___ Material ___
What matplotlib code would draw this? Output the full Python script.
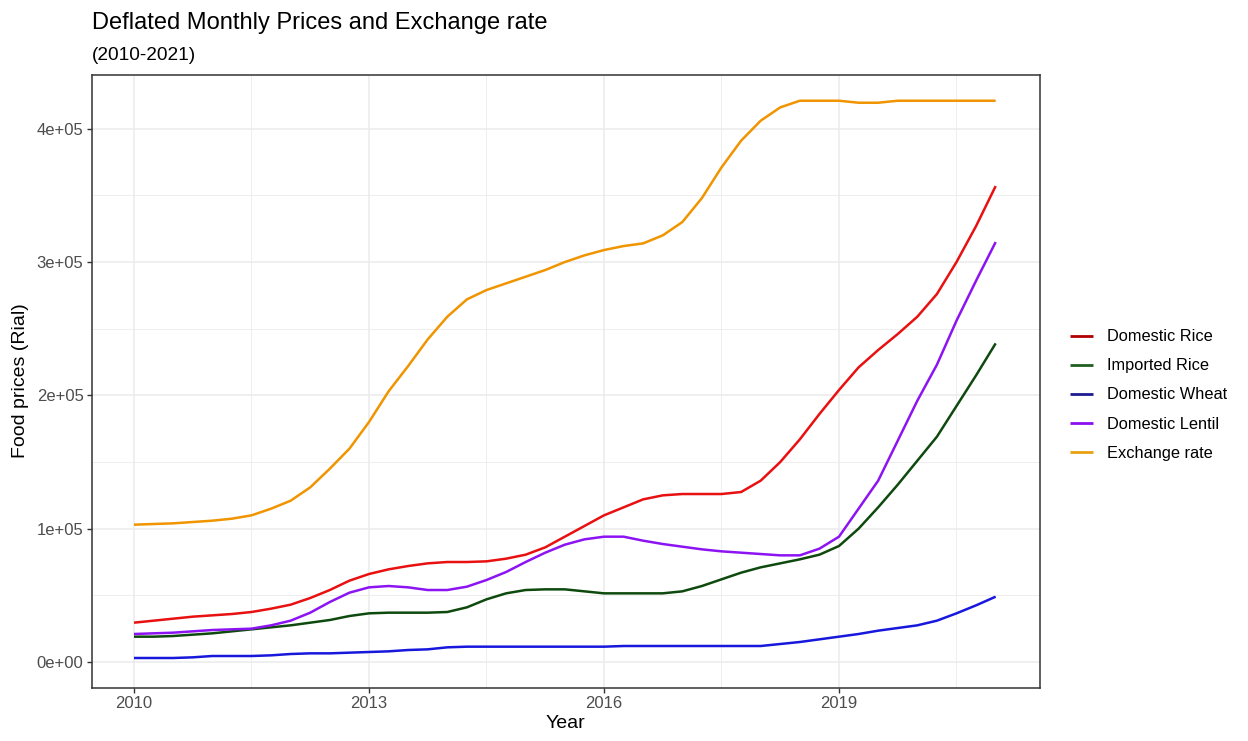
import numpy as np
import matplotlib
matplotlib.use("Agg")
import matplotlib.pyplot as plt
from matplotlib.ticker import FixedLocator

plt.rcParams['font.family'] = ['Liberation Sans', 'DejaVu Sans']

# quarterly time points 2010.00 ... 2021.00
years = [2010 + 0.25 * i for i in range(45)]

# values in thousands of Rial
exchange_rate = [103, 103.5, 104, 105, 106, 107.5, 110, 115, 121, 131, 145, 160,
                 180, 203, 222, 242, 259, 272, 279, 284, 289, 294, 300, 305,
                 309, 312, 314, 320, 330, 348, 371, 391, 406, 416, 421, 421,
                 421, 419.5, 419.5, 421, 421, 421, 421, 421, 421]
domestic_rice = [29.5, 31, 32.5, 34, 35, 36, 37.5, 40, 43, 48, 54, 61,
                 66, 69.5, 72, 74, 75, 75, 75.5, 77.5, 80.5, 86, 94, 102,
                 110, 116, 122, 125, 126, 126, 126, 127.5, 136, 150, 167, 186,
                 204, 221, 234, 246, 259, 276, 300, 327, 357]
imported_rice = [19, 19, 19.5, 20.5, 21.5, 23, 24.5, 26, 27.5, 29.5, 31.5, 34.5,
                 36.5, 37, 37, 37, 37.5, 41, 47, 51.5, 54, 54.5, 54.5, 53,
                 51.5, 51.5, 51.5, 51.5, 53, 57, 62, 67, 71, 74, 77, 80.5,
                 87, 100, 116, 133, 151, 169, 192, 215, 239]
domestic_wheat = [3, 3, 3, 3.5, 4.5, 4.5, 4.5, 5, 6, 6.5, 6.5, 7,
                  7.5, 8, 9, 9.5, 11, 11.5, 11.5, 11.5, 11.5, 11.5, 11.5, 11.5,
                  11.5, 12, 12, 12, 12, 12, 12, 12, 12, 13.5, 15, 17,
                  19, 21, 23.5, 25.5, 27.5, 31, 36.5, 42.5, 49]
domestic_lentil = [21, 21.5, 22, 23, 24, 24.5, 25, 27.5, 31, 37, 45, 52,
                   56, 57, 56, 54, 54, 56.5, 61.5, 67.5, 75, 82, 88, 92,
                   94, 94, 91, 88.5, 86.5, 84.5, 83, 82, 81, 80, 80, 85,
                   94, 115, 136, 166, 196, 223, 256, 286, 315]

series_names = ["Domestic Rice", "Imported Rice", "Domestic Wheat",
                "Domestic Lentil", "Exchange rate"]
series_values = [domestic_rice, imported_rice, domestic_wheat,
                 domestic_lentil, exchange_rate]
line_colors = ["#e81010", "#0e4a0e", "#1818dd", "#8c14f2", "#f09400"]
legend_colors = ["#b00000", "#1f5f1f", "#1c1c90", "#8a10f0", "#e8a010"]

x_ticks = [2010, 2013, 2016, 2019]
y_ticks = [0, 1e5, 2e5, 3e5, 4e5]
y_tick_labels = ["0e+00", "1e+05", "2e+05", "3e+05", "4e+05"]

W, H = 1248, 741
fig = plt.figure(figsize=(W / 100, H / 100), dpi=100)
ax = fig.add_axes([92 / W, 1 - 688 / H, (1040 - 92) / W, (688 - 75) / H])

lines = []
for name, vals, col in zip(series_names, series_values, line_colors):
    ln, = ax.plot(years, np.array(vals) * 1000, color=col, lw=1.8,
                  label=name, solid_capstyle='butt', zorder=3)
    lines.append(ln)

ax.set_xlim(2009.464, 2021.566)
ax.set_ylim(-0.195e5, 4.403e5)

ax.xaxis.set_major_locator(FixedLocator(x_ticks))
ax.xaxis.set_minor_locator(FixedLocator([2011.5, 2014.5, 2017.5, 2020.5]))
ax.yaxis.set_major_locator(FixedLocator(y_ticks))
ax.yaxis.set_minor_locator(FixedLocator([0.5e5, 1.5e5, 2.5e5, 3.5e5]))
ax.set_xticklabels([str(t) for t in x_ticks])
ax.set_yticklabels(y_tick_labels)

ax.grid(which='major', color='#ebebeb', lw=1.1, zorder=0)
ax.grid(which='minor', color='#ebebeb', lw=0.6, zorder=0)
ax.set_axisbelow(True)
for sp in ax.spines.values():
    sp.set_color('#333333')
    sp.set_linewidth(1.1)

ax.tick_params(which='major', length=3.6, width=1.0, color='#333333',
               labelsize=12, labelcolor='#4d4d4d', pad=2.5)
ax.tick_params(which='minor', length=0)

fig.text(565 / W, 1 - 724 / H, "Year", fontsize=14, ha='center',
         va='center', color='black')
fig.text(21 / W, 1 - 381 / H, "Food prices (Rial)", fontsize=14,
         ha='center', va='center', rotation=90, color='black')

fig.text(92 / W, 1 - 23 / H, "Deflated Monthly Prices and Exchange rate",
         fontsize=17, ha='left', va='center', color='black')
fig.text(92 / W, 1 - 56 / H, "(2010-2021)", fontsize=13.7, ha='left',
         va='center', color='black')

leg = fig.legend(handles=lines, loc='center left',
                 bbox_to_anchor=(1055 / W, 1 - 395 / H), frameon=False,
                 fontsize=11.8, handlelength=1.4, handletextpad=0.85,
                 labelspacing=0.86)
for h, c in zip(leg.legend_handles, legend_colors):
    h.set_color(c)
    h.set_linewidth(2.0)

fig.savefig("out.png", dpi=100)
___
**The task**
Every line from the start of the listing above through the line with "years = [2010 + 0.25 * i for i in range(45)]" should be repeated exactly; skip the pictures and add nothing else.

**Completed task**
What matplotlib code would draw this? Output the full Python script.
import numpy as np
import matplotlib
matplotlib.use("Agg")
import matplotlib.pyplot as plt
from matplotlib.ticker import FixedLocator

plt.rcParams['font.family'] = ['Liberation Sans', 'DejaVu Sans']

# quarterly time points 2010.00 ... 2021.00
years = [2010 + 0.25 * i for i in range(45)]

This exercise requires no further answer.